TASK DIRECTIONS:
Start at the line holding "Convert this chart to matplotlib code.", stop at the line holding "ms=9, color=BLUE, zorder=4)", and repeat those lines exactly, both ends included; skip the pictures.

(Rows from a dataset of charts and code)
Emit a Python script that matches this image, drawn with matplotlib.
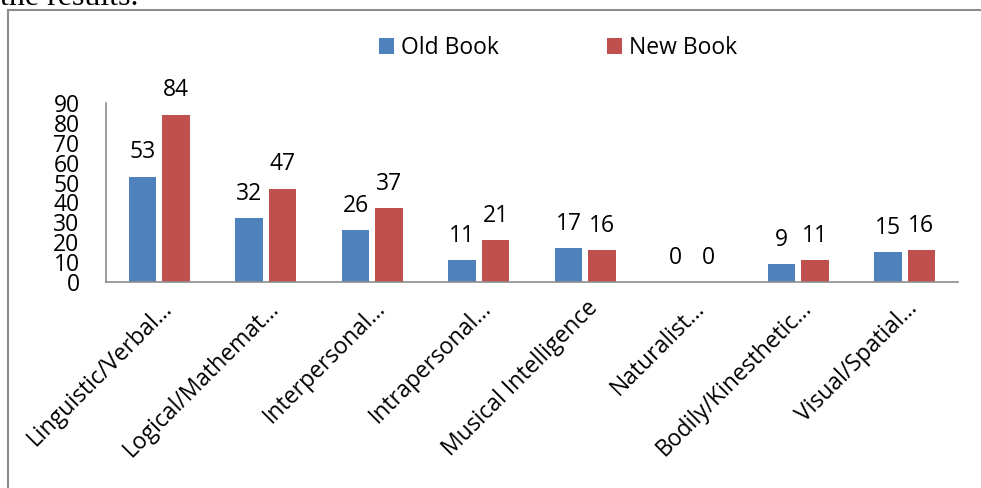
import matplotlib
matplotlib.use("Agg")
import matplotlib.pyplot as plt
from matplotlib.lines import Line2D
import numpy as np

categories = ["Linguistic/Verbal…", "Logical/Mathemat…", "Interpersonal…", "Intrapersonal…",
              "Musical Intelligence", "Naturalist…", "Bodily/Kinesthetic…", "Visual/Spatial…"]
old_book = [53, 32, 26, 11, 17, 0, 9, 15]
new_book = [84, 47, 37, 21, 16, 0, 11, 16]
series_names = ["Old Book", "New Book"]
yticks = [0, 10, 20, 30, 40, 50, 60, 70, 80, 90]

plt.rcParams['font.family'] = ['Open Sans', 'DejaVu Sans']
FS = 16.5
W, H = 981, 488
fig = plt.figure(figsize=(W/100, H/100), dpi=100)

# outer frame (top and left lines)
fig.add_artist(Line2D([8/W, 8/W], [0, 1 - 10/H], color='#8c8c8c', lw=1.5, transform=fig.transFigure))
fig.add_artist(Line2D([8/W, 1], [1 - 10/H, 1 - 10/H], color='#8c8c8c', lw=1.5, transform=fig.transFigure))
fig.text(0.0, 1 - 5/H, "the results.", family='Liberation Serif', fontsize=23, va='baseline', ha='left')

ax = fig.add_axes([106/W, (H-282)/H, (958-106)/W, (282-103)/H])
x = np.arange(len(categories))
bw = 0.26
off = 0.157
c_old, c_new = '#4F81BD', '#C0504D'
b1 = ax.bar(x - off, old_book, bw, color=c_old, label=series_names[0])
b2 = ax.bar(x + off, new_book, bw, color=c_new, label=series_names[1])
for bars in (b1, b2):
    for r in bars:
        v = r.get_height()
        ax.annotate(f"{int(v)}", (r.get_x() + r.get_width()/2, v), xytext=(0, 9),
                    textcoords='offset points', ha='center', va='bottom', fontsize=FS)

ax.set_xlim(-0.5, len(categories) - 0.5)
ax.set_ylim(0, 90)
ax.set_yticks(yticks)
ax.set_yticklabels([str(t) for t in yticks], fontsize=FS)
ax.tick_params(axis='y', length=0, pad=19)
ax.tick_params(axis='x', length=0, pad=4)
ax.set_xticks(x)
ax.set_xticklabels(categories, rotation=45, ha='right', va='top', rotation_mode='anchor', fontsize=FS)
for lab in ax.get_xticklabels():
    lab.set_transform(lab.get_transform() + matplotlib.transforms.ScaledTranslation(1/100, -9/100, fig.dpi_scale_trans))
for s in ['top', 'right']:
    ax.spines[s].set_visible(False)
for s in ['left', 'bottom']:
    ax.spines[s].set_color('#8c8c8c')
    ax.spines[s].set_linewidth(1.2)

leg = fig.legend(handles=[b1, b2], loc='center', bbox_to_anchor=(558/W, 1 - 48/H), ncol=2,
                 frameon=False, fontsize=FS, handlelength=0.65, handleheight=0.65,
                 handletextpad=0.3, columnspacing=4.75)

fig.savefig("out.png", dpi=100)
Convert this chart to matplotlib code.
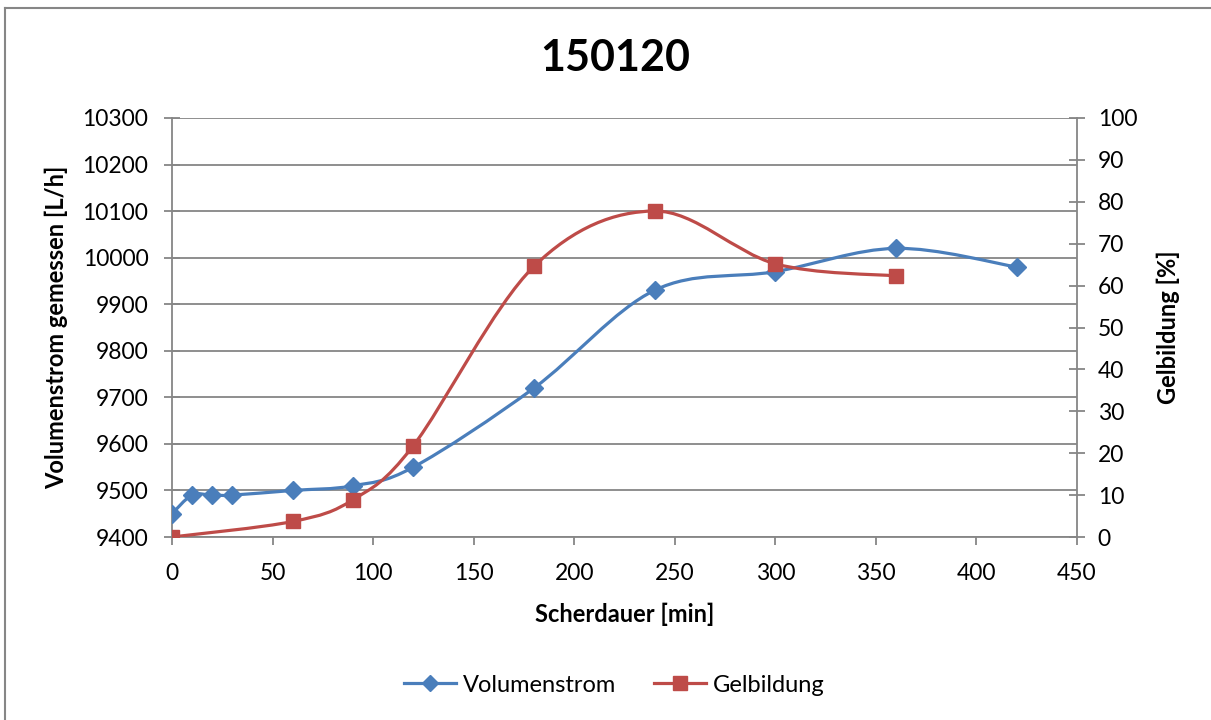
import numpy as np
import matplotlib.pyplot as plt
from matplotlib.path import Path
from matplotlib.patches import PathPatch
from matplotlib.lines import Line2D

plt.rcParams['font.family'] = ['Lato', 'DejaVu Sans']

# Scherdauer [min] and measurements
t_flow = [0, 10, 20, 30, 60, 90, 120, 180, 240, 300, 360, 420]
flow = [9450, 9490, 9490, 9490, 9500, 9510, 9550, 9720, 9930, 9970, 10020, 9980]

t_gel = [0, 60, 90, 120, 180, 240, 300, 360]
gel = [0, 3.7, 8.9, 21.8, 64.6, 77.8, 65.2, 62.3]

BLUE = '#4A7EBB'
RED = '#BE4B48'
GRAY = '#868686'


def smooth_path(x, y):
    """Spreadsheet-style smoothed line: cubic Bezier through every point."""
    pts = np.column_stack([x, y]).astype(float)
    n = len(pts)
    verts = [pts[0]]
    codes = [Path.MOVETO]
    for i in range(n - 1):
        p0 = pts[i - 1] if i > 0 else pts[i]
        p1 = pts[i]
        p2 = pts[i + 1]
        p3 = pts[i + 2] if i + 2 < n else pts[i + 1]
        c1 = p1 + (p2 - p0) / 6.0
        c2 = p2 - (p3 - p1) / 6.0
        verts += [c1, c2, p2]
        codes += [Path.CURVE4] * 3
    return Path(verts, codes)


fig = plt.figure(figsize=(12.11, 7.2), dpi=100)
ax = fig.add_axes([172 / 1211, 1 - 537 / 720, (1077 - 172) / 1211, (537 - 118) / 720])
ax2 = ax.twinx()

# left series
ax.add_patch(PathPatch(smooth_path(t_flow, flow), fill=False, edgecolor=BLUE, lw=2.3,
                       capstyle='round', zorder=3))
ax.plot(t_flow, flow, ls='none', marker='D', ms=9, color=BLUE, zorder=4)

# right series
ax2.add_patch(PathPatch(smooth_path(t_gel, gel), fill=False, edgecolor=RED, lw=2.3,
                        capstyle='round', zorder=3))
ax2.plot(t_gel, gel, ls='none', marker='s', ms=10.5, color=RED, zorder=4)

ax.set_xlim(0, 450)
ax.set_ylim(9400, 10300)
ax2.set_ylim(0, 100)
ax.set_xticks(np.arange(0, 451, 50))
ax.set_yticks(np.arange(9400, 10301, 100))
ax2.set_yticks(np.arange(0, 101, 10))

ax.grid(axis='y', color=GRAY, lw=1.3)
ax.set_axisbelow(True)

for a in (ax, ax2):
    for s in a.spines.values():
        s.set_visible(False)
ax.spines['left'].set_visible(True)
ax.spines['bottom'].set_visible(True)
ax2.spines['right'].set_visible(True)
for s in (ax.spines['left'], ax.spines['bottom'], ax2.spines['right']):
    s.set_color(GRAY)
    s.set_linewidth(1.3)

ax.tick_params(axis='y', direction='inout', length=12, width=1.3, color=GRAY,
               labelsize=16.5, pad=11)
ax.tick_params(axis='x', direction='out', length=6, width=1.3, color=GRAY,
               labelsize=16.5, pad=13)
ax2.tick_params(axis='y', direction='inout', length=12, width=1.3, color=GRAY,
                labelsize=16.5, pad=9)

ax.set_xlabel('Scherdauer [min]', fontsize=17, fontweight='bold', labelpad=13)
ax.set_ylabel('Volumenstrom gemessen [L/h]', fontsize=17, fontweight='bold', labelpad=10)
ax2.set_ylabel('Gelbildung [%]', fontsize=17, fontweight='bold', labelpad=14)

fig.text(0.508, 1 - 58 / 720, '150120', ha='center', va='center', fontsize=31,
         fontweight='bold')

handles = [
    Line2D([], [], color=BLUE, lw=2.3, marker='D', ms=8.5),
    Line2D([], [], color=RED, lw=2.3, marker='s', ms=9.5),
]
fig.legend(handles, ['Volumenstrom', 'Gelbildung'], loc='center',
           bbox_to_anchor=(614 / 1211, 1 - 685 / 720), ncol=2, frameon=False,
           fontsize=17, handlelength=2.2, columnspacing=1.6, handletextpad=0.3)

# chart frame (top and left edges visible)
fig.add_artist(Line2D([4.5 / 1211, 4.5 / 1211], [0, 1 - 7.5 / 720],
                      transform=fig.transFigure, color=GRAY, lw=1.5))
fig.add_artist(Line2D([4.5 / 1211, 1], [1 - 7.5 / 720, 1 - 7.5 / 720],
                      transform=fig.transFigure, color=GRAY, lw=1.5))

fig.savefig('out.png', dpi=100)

THE RESULT:
Convert this chart to matplotlib code.
import numpy as np
import matplotlib.pyplot as plt
from matplotlib.path import Path
from matplotlib.patches import PathPatch
from matplotlib.lines import Line2D

plt.rcParams['font.family'] = ['Lato', 'DejaVu Sans']

# Scherdauer [min] and measurements
t_flow = [0, 10, 20, 30, 60, 90, 120, 180, 240, 300, 360, 420]
flow = [9450, 9490, 9490, 9490, 9500, 9510, 9550, 9720, 9930, 9970, 10020, 9980]

t_gel = [0, 60, 90, 120, 180, 240, 300, 360]
gel = [0, 3.7, 8.9, 21.8, 64.6, 77.8, 65.2, 62.3]

BLUE = '#4A7EBB'
RED = '#BE4B48'
GRAY = '#868686'


def smooth_path(x, y):
    """Spreadsheet-style smoothed line: cubic Bezier through every point."""
    pts = np.column_stack([x, y]).astype(float)
    n = len(pts)
    verts = [pts[0]]
    codes = [Path.MOVETO]
    for i in range(n - 1):
        p0 = pts[i - 1] if i > 0 else pts[i]
        p1 = pts[i]
        p2 = pts[i + 1]
        p3 = pts[i + 2] if i + 2 < n else pts[i + 1]
        c1 = p1 + (p2 - p0) / 6.0
        c2 = p2 - (p3 - p1) / 6.0
        verts += [c1, c2, p2]
        codes += [Path.CURVE4] * 3
    return Path(verts, codes)


fig = plt.figure(figsize=(12.11, 7.2), dpi=100)
ax = fig.add_axes([172 / 1211, 1 - 537 / 720, (1077 - 172) / 1211, (537 - 118) / 720])
ax2 = ax.twinx()

# left series
ax.add_patch(PathPatch(smooth_path(t_flow, flow), fill=False, edgecolor=BLUE, lw=2.3,
                       capstyle='round', zorder=3))
ax.plot(t_flow, flow, ls='none', marker='D', ms=9, color=BLUE, zorder=4)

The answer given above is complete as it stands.